Penyaluran KPR FLPP dilakukan oleh Badan Layanan Umum (BLU) PPDPP yang bertanggungjawab langsung kepada Menteri PUPR melalui kordinasi dengan Ditjen Pembiayaan Perumahan. Untuk bisa memiliki rumah dengan KPR FLPP, sejumlah syarat harus dipenuhi antara lain besar penghasilan maksimal Rp 4 juta untuk rumah tapak dan Rp 7 juta untuk rumah susun, belum memiliki rumah dan belum pernah menerima subsidi pemerintah untuk pemilikan rumah.
Syarat penerima SSB dan SBUM juga sama dengan KPR FLPP. Namun untuk penyaluran subsidi dilakukan oleh Satuan Kerja di Ditjen Pembiayaan Perumahan.
Direktur Pola Pembiayaan Ditjen Pembiayaan Perumahan Didi Sunardi mengatakan, untuk pencairan SSB dilakukan terlebih dahulu verifikasi terhadap kualitas rumah subsidi yang dibangun pengembang. "Untuk meningkatkan akuntabilitas pemberian subsidi, kami menurunkan tim verifikasi ke lapangan. SSB atau SBUM belum bisa dicairkan biasanya karena prasarana sarana dan utilitas (PSU) belum siap seperti akses jalan dan drainase belum tersedia," kata Didi.
Sekretaris Ditjen Pembiayaan Perumahan Irma Yanti mengatakan, BP2BT baru diperkenalkan tahun ini yang akan mempermudah para pekerja informal untuk memiliki rumah pertamanya. "Tahun ini ditargetkan sebanyak 312 unit dengan anggaran Rp 10 miliar. Tahun 2019, kita usulkan anggaran BP2BT lebih besar yakni Rp 448 miliar untuk 14 ribu unit," ujar Irma.

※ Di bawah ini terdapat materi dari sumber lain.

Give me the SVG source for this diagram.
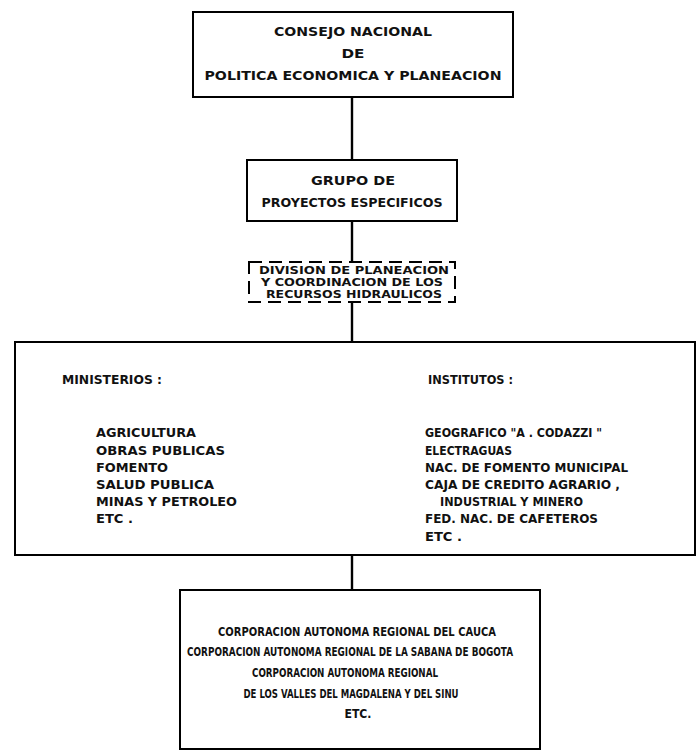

Hingga semester I tahun 2018, capaian rumah subsidi yang telah didanai melalui KPR FLPP sebanyak 12.455 unit rumah atau senilai Rp 1,43 triliun. Sementara untuk realisasi SSB sebanyak 45.198 unit atau 20 persen dari target 225 ribu rumah dengan anggaran Rp 2,5 triliun.
SBUM sebanyak 51.365 unit atau 14,9 persen dari target tahun 2018 sebanyak 344.500 unit dengan anggaran Rp 1,3 triliun. Sementara untuk realisasi penyaluran dana FLPP tahun 2010 hingga 31 Juli 2018, telah mencapai Rp 32,36 triliun untuk 532.283 unit rumah.
Kelompok penerima manfaat KPR FLPP dari tahun 2010 terbagi atas 73,72 persen pegawai swasta, 12,85 persen Pegawai Negeri Sipil, 7,72 persen Wiraswasta, 3,98 persen TNI/Polri dan 1,73 persen untuk lainnya.
Upaya meningkatkan jumlah rumah MBR yang bisa mendapatkan subsidi terus dilakukan. Salah satunya dengan kebijakan perubahan proporsi kredit atau pembiayaan pemilikan rumah melalui FLPP dari 90 : 10 menjadi 75 : 25.
Kebijakan yang tertuang dalam Surat Keputusan Menteri PUPR Nomor 463 Tahun 2018 tersebut akan mulai berlaku 20 Agustus 2018. Dengan proporsi baru tersebut, dari total dana KPR, porsi pendanaan pemerintah menjadi 75 persen, sementara 25 persen menggunakan dana bank.
"Tahun 2018, PPDPP mengelola dana sebesar Rp 6,57 Triliun yang terdiri dari DIPA sebanyak Rp 2,18 triliun, saldo tahun 2017 sebesar Rp 2,049 triliun, serta target pengembalian pokok dan penarikan sebesar Rp 2,33 triliun.
Subsidi ini dibutuhkan agar MBR bisa menikmati bunga KPR murah tetap sebesar lima persen selama jangka waktu KPR FLPP antara 15 hingga 20 tahun. Jika tanpa subsidi, besar bunga yang harus dibayarkan mengikuti besaran suku bunga pasar.
Pemerintah telah menyediakan alternatif pembiayaan untuk perbankan melalui PT SMF (PT Sarana Multigriya Finansial) yang menyediakan //Cost Of Fund// yang murah bagi Bank Pelaksana.